The Fine Line Between Honesty and Rudeness
So, were you wrong to call out your friend? It depends on how you did it. Tact matters. Saying, “You failed your kid” is inflammatory. Instead, framing it as, “I’ve noticed some patterns that might be making this harder for them,” invites reflection rather than defensiveness.

Consider these scenarios:
– Helpful Approach: “Have you talked to the teacher about tutoring options? Sometimes kids need extra support, and it’s okay to ask for help.”
– Harsh Approach: “You never check their homework. No wonder they’re failing!”

The first statement focuses on solutions; the second assigns blame without offering a path forward. Most people respond better to collaboration than criticism.

When Silence Isn’t Golden
Avoiding the conversation altogether isn’t harmless, either. If you notice a friend’s child is floundering and the parent is in denial, staying silent could mean the child continues to struggle without intervention. Think of it this way: If a friend’s kid was physically ill and they refused to see a doctor, you’d speak up. Why should academic or emotional health be different?

That said, timing and trust matter. If your relationship lacks the depth for hard conversations, your input might backfire. Gauge whether your friend is open to feedback or just venting. Sometimes, people want empathy, not solutions.

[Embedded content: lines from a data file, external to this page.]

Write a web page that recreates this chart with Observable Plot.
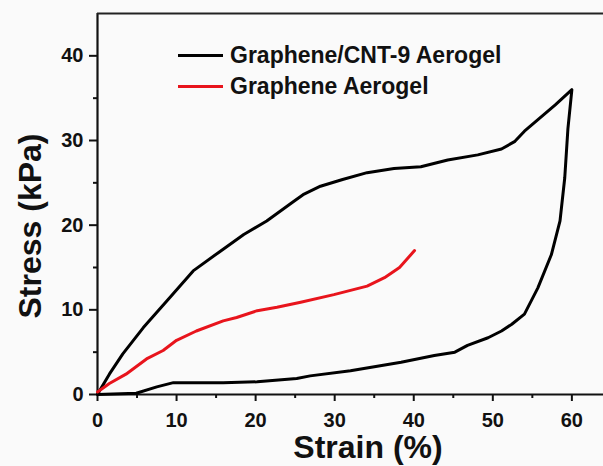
<!DOCTYPE html>
<html>
<head>
<meta charset="utf-8">
<script src="https://cdn.jsdelivr.net/npm/d3@7"></script>
<script src="https://cdn.jsdelivr.net/npm/@observablehq/plot@0.6"></script>
<style>
  html, body { margin: 0; padding: 0; background: #fafafa; }
  #wrap { position: relative; width: 603px; height: 466px; font-family: "Liberation Sans", Arial, sans-serif; }
  .legend { position: absolute; left: 178px; font-weight: bold; font-size: 23px; line-height: 26px; color: #111; display: flex; align-items: center; }
  .legend span.sw { display: inline-block; width: 45px; height: 0; border-top: 3px solid; margin-right: 7px; }
</style>
</head>
<body>
<div id="wrap"></div>
<script>
// Graphene/CNT-9 Aerogel: loading branch
const loadStrain = [0,0.3,1.5,3.2,5.8,9.1,12.1,15.5,18.5,21.4,24.8,26,28.2,31,34.1,37.5,40.9,44.3,48.1,51.1,52.8,54.0,57.9,60];
const loadStress = [0,0.5,2.4,4.8,7.9,11.4,14.6,16.9,18.9,20.5,22.8,23.6,24.6,25.4,26.2,26.7,26.9,27.7,28.3,29.0,29.9,31.1,34.2,36.0];
// Graphene/CNT-9 Aerogel: unloading branch
const unloadStrain = [59.5,59.1,58.5,57.4,55.7,54.0,52.4,51.1,49.4,46.8,45.2,42.6,38.4,32.0,26.9,25.2,20.2,15.9,9.6,7.5,4.9,0];
const unloadStress = [31.4,25.6,20.5,16.5,12.6,9.5,8.3,7.5,6.7,5.8,5.0,4.6,3.8,2.8,2.2,1.9,1.5,1.4,1.4,0.9,0.15,0];
// Graphene Aerogel
const gaStrain = [0,1.5,3.6,6.2,8.3,10,12.5,15.9,17.6,20.2,22.7,25.7,29.9,34.1,36.3,38.2,40.1];
const gaStress = [0.3,1.3,2.4,4.2,5.2,6.4,7.5,8.7,9.1,9.9,10.3,10.9,11.8,12.8,13.8,15.0,17.0];

const seriesNames = ["Graphene/CNT-9 Aerogel", "Graphene Aerogel"];
const seriesColors = ["#000000", "#e8141c"];
const xMajor = [0,10,20,30,40,50,60];
const xMinor = [5,15,25,35,45,55];
const yMajor = [0,10,20,30,40];
const yMinor = [5,15,25,35];

const cnt = loadStrain.map((x,i)=>({x, y: loadStress[i]}))
  .concat(unloadStrain.map((x,i)=>({x, y: unloadStress[i]})));
const ga = gaStrain.map((x,i)=>({x, y: gaStress[i]}));

const font = "Liberation Sans, Arial, sans-serif";
const chart = Plot.plot({
  width: 603, height: 466,
  marginLeft: 97, marginTop: 13, marginRight: 0, marginBottom: 72,
  style: {fontFamily: font, background: "transparent", color: "#111"},
  x: {domain: [0, 64]},
  y: {domain: [0, 45]},
  marks: [
    Plot.axisX({ticks: xMajor, tickSize: 7, tickPadding: 11, fontSize: 20, fontWeight: "bold", label: null, strokeWidth: 2}),
    Plot.axisX({ticks: xMinor, tickSize: 4, tickFormat: () => "", label: null, strokeWidth: 2}),
    Plot.axisY({ticks: yMajor, tickSize: 8, tickPadding: 6, fontSize: 20, fontWeight: "bold", label: null, strokeWidth: 2}),
    Plot.axisY({ticks: yMinor, tickSize: 4, tickFormat: () => "", label: null, strokeWidth: 2}),
    Plot.ruleX([0], {stroke: "#111", strokeWidth: 2.2}),
    Plot.ruleY([0], {stroke: "#111", strokeWidth: 2.2}),
    Plot.ruleY([45], {stroke: "#222", strokeWidth: 2.2}),
    Plot.line(cnt, {x: "x", y: "y", stroke: seriesColors[0], strokeWidth: 3, strokeLinejoin: "round"}),
    Plot.line(ga, {x: "x", y: "y", stroke: seriesColors[1], strokeWidth: 3, strokeLinejoin: "round"})
  ]
});
const wrap = document.getElementById("wrap");
chart.style.position = "absolute";
chart.style.left = "0"; chart.style.top = "0";
wrap.appendChild(chart);

// axis titles
const svg = d3.select(chart);
svg.append("text").attr("x", 368).attr("y", 458).attr("text-anchor", "middle")
  .attr("font-family", font).attr("font-weight", "bold").attr("font-size", 32).attr("fill", "#111")
  .text("Strain (%)");
svg.append("text").attr("transform", "translate(41,226) rotate(-90)").attr("text-anchor", "middle")
  .attr("font-family", font).attr("font-weight", "bold").attr("font-size", 32).attr("fill", "#111")
  .text("Stress (kPa)");

// legend
seriesNames.forEach((name, i) => {
  const d = document.createElement("div");
  d.className = "legend";
  d.style.top = (42 + i * 31) + "px";
  d.innerHTML = `<span class="sw" style="border-color:${seriesColors[i]}"></span>${name}`;
  wrap.appendChild(d);
});
</script>
</body>
</html>
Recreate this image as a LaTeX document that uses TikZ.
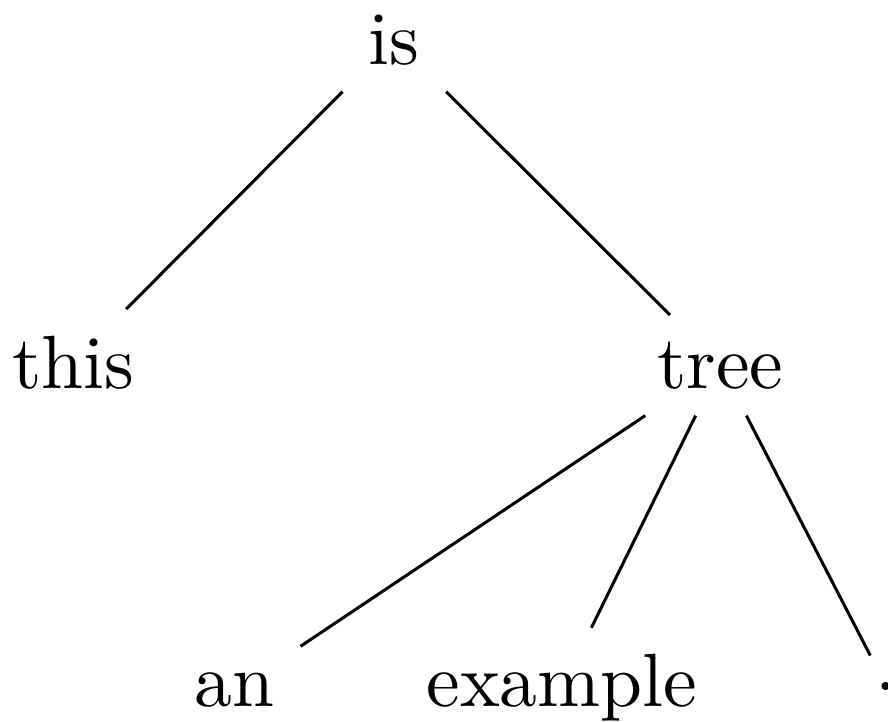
\documentclass[tikz,border=0pt]{standalone}
\usepackage{tikz}
\tikzset{
  word/.style={anchor=base,inner sep=3.33pt,font=\normalsize},
  branch/.style={line width=0.4pt,draw=black}
}
\begin{document}
\begin{tikzpicture}[x=1pt,y=1pt]
  \useasboundingbox (0,0) rectangle (117.6,-95.5);
  \node[word] (is) at (52.2,-8.5) {is};
  \node[word] (this) at (9.7,-51.4) {this};
  \node[word] (tree) at (95.4,-51.4) {tree};
  \node[word] (an) at (31.1,-93.6) {an};
  \node[word] (example) at (74.4,-93.6) {example};
  \node[word] (stop) at (117.35,-91.4) {.};
  \draw[branch] (is)--(this); \draw[branch] (is)--(tree);
  \draw[branch] (tree)--(an); \draw[branch] (tree)--(example); \draw[branch] (tree)--(stop);
\end{tikzpicture}
\end{document}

How to Navigate the Conversation
If you decide to address the issue, here’s a roadmap:

1. Start with Empathy: “I know this must be really stressful for you and [child’s name].”
2. Share Observations Gently: “I noticed they’ve been having trouble turning in assignments. Has the school mentioned any resources?”
3. Avoid Absolutes: Use “I” statements instead of “you” accusations.
4. Offer Support: “Would you want me to help brainstorm ideas? Maybe we can look into tutoring together.”

This approach reduces defensiveness and positions you as an ally, not a critic.

What If They Double Down?
Some parents refuse to acknowledge their role. They might deflect (“The teacher hates my kid!”) or minimize (“Grades don’t matter anyway”). In these cases, accept that you can’t force self-awareness. Continue to model supportive behavior for the child where appropriate (e.g., offering study tips) without overstepping boundaries.

The Bigger Picture: It’s About the Child
While navigating friendship dynamics is tricky, the child’s well-being should remain the priority. Chronic academic failure can lead to eroded self-esteem, social challenges, and limited future opportunities. Parents who dismiss these risks often do so out of fear, guilt, or pride. Your role isn’t to fix their parenting but to gently highlight the stakes.

Final Thoughts: Was I the Ahole?
Calling out a friend’s parenting flaws is risky, but necessary if done with care. Yes, you risk temporary friction, but you also create an opportunity for growth—for both the parent and the child. The key is balancing honesty with compassion.

If your intent was to advocate for the child’s needs (not to “win” an argument or shame your friend), you’re not the ahole. You’re someone who cares enough to tell a hard truth. Just remember: Delivery determines whether that truth becomes a bridge or a barrier.

In the end, parenting is a team sport. Sometimes, friends need to pass the ball gently instead of letting it drop.